Tuesday, 28 June 2022

BGU introduces Novel Combination Therapy for treating neurological disorders

13 May 2019 | News

The combination therapy, of two FDA approved drugs, protects the blood-brain-barrier and is aimed at preventing development of brain pathologies

BGN Technologies, the technology transfer company of Ben-Gurion University (BGU), introduces a novel drug combination therapy, based on two FDA approved drugs, for protecting the blood-brain-barrier, and therefore preventing the development of various neurological diseases that are affected by brain vasculature pathologies. The combination therapy was invented by Prof. Alon Friedman and his group, at the Faculty of Health Sciences, Ben-Gurion University of the Negev, Israel.

The blood-brain-barrier (BBB) is a highly specialized interface that separates the circulating blood from the brain's extracellular fluid in the CNS and only allows selected molecules to enter into the brain tissue. Disruption of the BBB plays an important role in cellular damage in neurological diseases, including stroke, neurodegenerative diseases, brain tumors, and brain infections. BBB breakdown allows entry of neurotoxic blood products resulting in inflammatory response and a major damage to the brain. Therefore the integrity of the BBB and the ability to repair damages caused to its integrity are crucial.

Dr. Ora Horovitz, Senior VP Business Development at BGN Technologies said, "The role of the BBB in disease and in aging is being increasingly understood, and the rationale for using the novel combination therapy invented by Prof. Friedman is relevant for many CNS indications including stroke, Alzheimer's disease, epilepsy, traumatic brain injury, post-operative and post radiation cognitive decline, age-related macular degeneration, ALS, migraine, and others. Moreover both drugs are already approved for other indications with a validated activity, and we are currently looking for partners for the further development of this promising combination therapy."
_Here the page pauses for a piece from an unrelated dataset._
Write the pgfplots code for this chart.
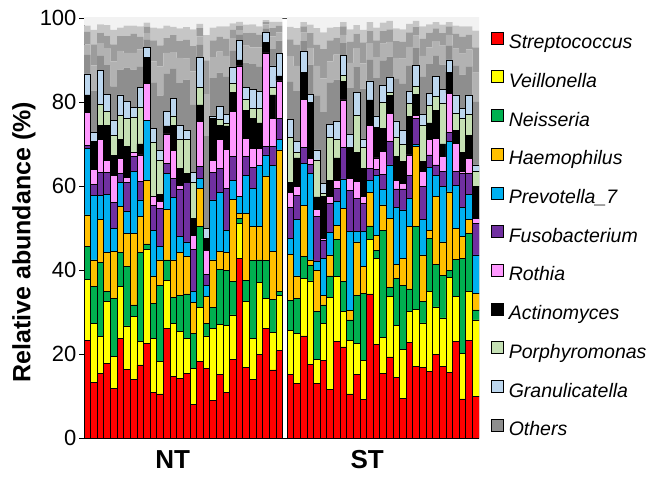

Currently, the ability to treat such conditions is limited, and is usually initiated only after symptoms are apparent and brain damage is substantial. However, Prof. Friedman and his team discovered that treating the BBB at early stages can protect the brain and prevent disease development and therefore the novel treatment focusses on early diagnosis and prevention. The suggested treatment is comprised of a combination therapy of two FDA approved drugs, Memantine and Losartan, which have been shown in preclinical studies to protect the integrity of the BBB, when administered together. Moreover, the research team has also developed an early diagnostic tool based on permeability analysis which enables early diagnosis and thus early treatment.